Dataset section:
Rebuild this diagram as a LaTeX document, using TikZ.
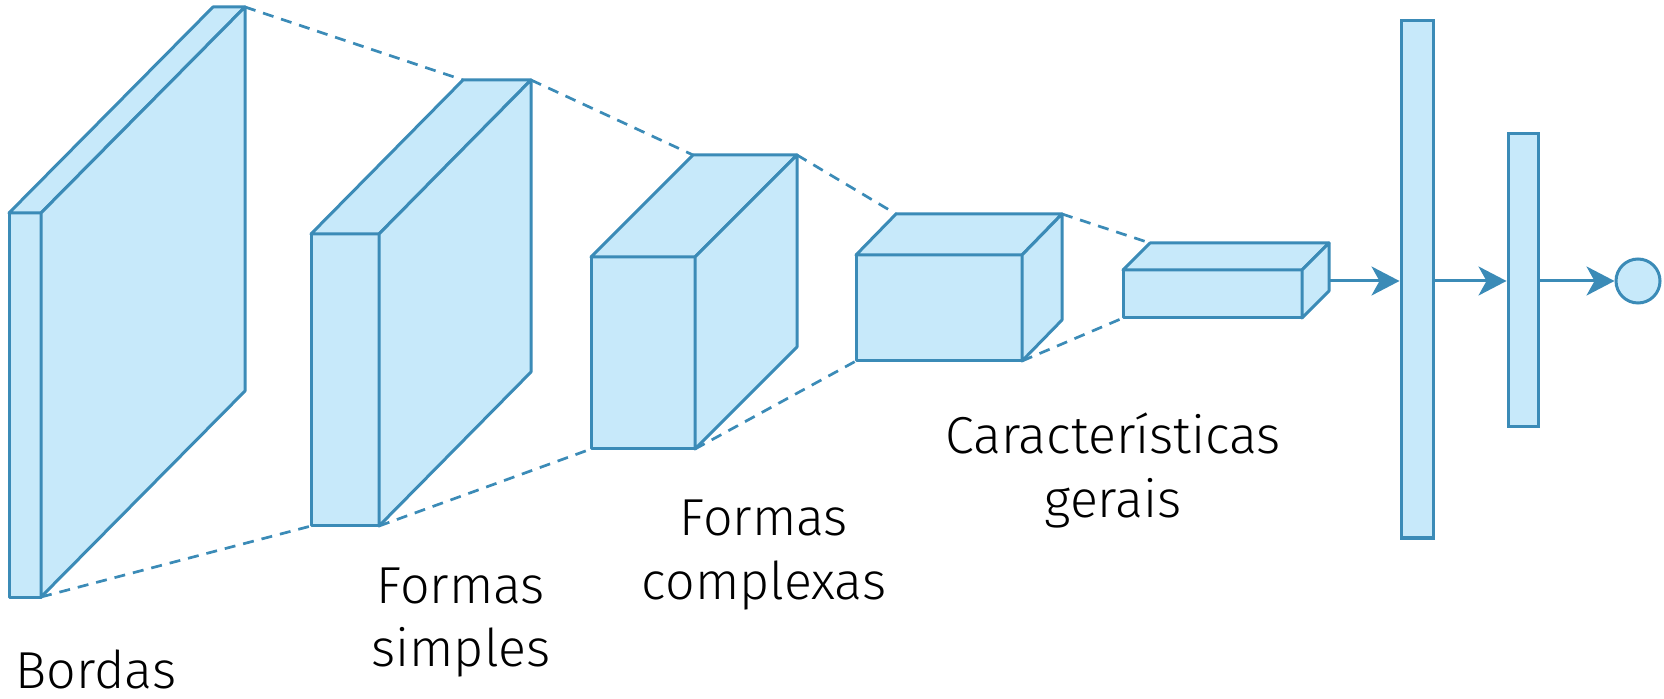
\documentclass[tikz,border=0pt]{standalone}
\usepackage{fontspec}
\setmainfont{Fira Sans Light}
\usetikzlibrary{arrows.meta}
\definecolor{cnnfill}{RGB}{199,233,250}
\definecolor{cnnline}{RGB}{59,139,183}
\newcommand{\mycuboid}[7]{%
  \coordinate (#1-ftl) at (#2,#3);
  \coordinate (#1-ftr) at (#4,#3);
  \coordinate (#1-fbl) at (#2,#5);
  \coordinate (#1-fbr) at (#4,#5);
  \coordinate (#1-btl) at (#2+#6,#3-#7);
  \coordinate (#1-btr) at (#4+#6,#3-#7);
  \coordinate (#1-bbr) at (#4+#6,#5-#7);
  \filldraw[layer] (#1-ftl) rectangle (#1-fbr);
  \filldraw[layer] (#1-ftl) -- (#1-btl) -- (#1-btr) -- (#1-ftr) -- cycle;
  \filldraw[layer] (#1-ftr) -- (#1-btr) -- (#1-bbr) -- (#1-fbr) -- cycle;
}
\begin{document}
\begin{tikzpicture}[x=0.5pt,y=-0.5pt,
  layer/.style={draw=cnnline, fill=cnnfill, line width=1.5pt, line join=round},
  guide/.style={draw=cnnline, line width=1.35pt, dash pattern=on 5.5pt off 4pt},
  arr/.style={draw=cnnline, line width=1.5pt, -{Stealth[length=14pt,width=14.5pt,inset=4pt]}},
  dense/.style={draw=cnnline, fill=cnnfill, line width=1.5pt, rectangle, inner sep=0pt},
  lbl/.style={anchor=base, inner sep=0pt, text=black, font=\fontsize{26}{32}\selectfont}]
\useasboundingbox (0,0) rectangle (1664,699);
% feature maps
\mycuboid{b1}{9}{213}{41}{597}{204}{206}
\mycuboid{b2}{311}{234}{379}{526}{152}{154}
\mycuboid{b3}{591}{257}{695}{449}{102}{102}
\mycuboid{b4}{856}{255}{1022}{361}{40}{41}
\mycuboid{b5}{1123}{270}{1302}{318}{27}{27}
% projection lines
\draw[guide] (b1-btr) -- (b2-btl);
\draw[guide] (b1-fbr) -- (b2-fbl);
\draw[guide] (b2-btr) -- (b3-btl);
\draw[guide] (b2-fbr) -- (b3-fbl);
\draw[guide] (b3-btr) -- (b4-btl);
\draw[guide] (b3-fbr) -- (b4-fbl);
\draw[guide] (b4-btr) -- (b5-btl);
\draw[guide] (b4-fbr) -- (b5-fbl);
% dense layers
\node[dense, minimum width=16pt, minimum height=258.5pt] (d1) at (1417,279.5) {};
\node[dense, minimum width=15pt, minimum height=146.5pt] (d2) at (1523,280.5) {};
\node[dense, circle, minimum size=22pt] (out) at (1638,281) {};
\coordinate (b5out) at (1329,281);
\draw[arr] (b5out) -- (b5out -| d1.west);
\draw[arr] (b5out -| d1.east) -- (b5out -| d2.west);
\draw[arr] (b5out -| d2.east) -- (out.west);
% labels
\node[lbl] (lb1) at (96,688) {Bordas};
\node[lbl] (lb2) at (461,603) {\begin{tabular}[t]{@{}c@{}}Formas\\simples\end{tabular}};
\node[lbl] (lb3) at (764,536) {\begin{tabular}[t]{@{}c@{}}Formas\\complexas\end{tabular}};
\node[lbl] (lb4) at (1113,454) {\begin{tabular}[t]{@{}c@{}}Características\\gerais\end{tabular}};
\end{tikzpicture}
\end{document}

Exercise task: Write out every line above exactly as it is, leaving out the pictures.

Exercise answer:
Rebuild this diagram as a LaTeX document, using TikZ.
\documentclass[tikz,border=0pt]{standalone}
\usepackage{fontspec}
\setmainfont{Fira Sans Light}
\usetikzlibrary{arrows.meta}
\definecolor{cnnfill}{RGB}{199,233,250}
\definecolor{cnnline}{RGB}{59,139,183}
\newcommand{\mycuboid}[7]{%
  \coordinate (#1-ftl) at (#2,#3);
  \coordinate (#1-ftr) at (#4,#3);
  \coordinate (#1-fbl) at (#2,#5);
  \coordinate (#1-fbr) at (#4,#5);
  \coordinate (#1-btl) at (#2+#6,#3-#7);
  \coordinate (#1-btr) at (#4+#6,#3-#7);
  \coordinate (#1-bbr) at (#4+#6,#5-#7);
  \filldraw[layer] (#1-ftl) rectangle (#1-fbr);
  \filldraw[layer] (#1-ftl) -- (#1-btl) -- (#1-btr) -- (#1-ftr) -- cycle;
  \filldraw[layer] (#1-ftr) -- (#1-btr) -- (#1-bbr) -- (#1-fbr) -- cycle;
}
\begin{document}
\begin{tikzpicture}[x=0.5pt,y=-0.5pt,
  layer/.style={draw=cnnline, fill=cnnfill, line width=1.5pt, line join=round},
  guide/.style={draw=cnnline, line width=1.35pt, dash pattern=on 5.5pt off 4pt},
  arr/.style={draw=cnnline, line width=1.5pt, -{Stealth[length=14pt,width=14.5pt,inset=4pt]}},
  dense/.style={draw=cnnline, fill=cnnfill, line width=1.5pt, rectangle, inner sep=0pt},
  lbl/.style={anchor=base, inner sep=0pt, text=black, font=\fontsize{26}{32}\selectfont}]
\useasboundingbox (0,0) rectangle (1664,699);
% feature maps
\mycuboid{b1}{9}{213}{41}{597}{204}{206}
\mycuboid{b2}{311}{234}{379}{526}{152}{154}
\mycuboid{b3}{591}{257}{695}{449}{102}{102}
\mycuboid{b4}{856}{255}{1022}{361}{40}{41}
\mycuboid{b5}{1123}{270}{1302}{318}{27}{27}
% projection lines
\draw[guide] (b1-btr) -- (b2-btl);
\draw[guide] (b1-fbr) -- (b2-fbl);
\draw[guide] (b2-btr) -- (b3-btl);
\draw[guide] (b2-fbr) -- (b3-fbl);
\draw[guide] (b3-btr) -- (b4-btl);
\draw[guide] (b3-fbr) -- (b4-fbl);
\draw[guide] (b4-btr) -- (b5-btl);
\draw[guide] (b4-fbr) -- (b5-fbl);
% dense layers
\node[dense, minimum width=16pt, minimum height=258.5pt] (d1) at (1417,279.5) {};
\node[dense, minimum width=15pt, minimum height=146.5pt] (d2) at (1523,280.5) {};
\node[dense, circle, minimum size=22pt] (out) at (1638,281) {};
\coordinate (b5out) at (1329,281);
\draw[arr] (b5out) -- (b5out -| d1.west);
\draw[arr] (b5out -| d1.east) -- (b5out -| d2.west);
\draw[arr] (b5out -| d2.east) -- (out.west);
% labels
\node[lbl] (lb1) at (96,688) {Bordas};
\node[lbl] (lb2) at (461,603) {\begin{tabular}[t]{@{}c@{}}Formas\\simples\end{tabular}};
\node[lbl] (lb3) at (764,536) {\begin{tabular}[t]{@{}c@{}}Formas\\complexas\end{tabular}};
\node[lbl] (lb4) at (1113,454) {\begin{tabular}[t]{@{}c@{}}Características\\gerais\end{tabular}};
\end{tikzpicture}
\end{document}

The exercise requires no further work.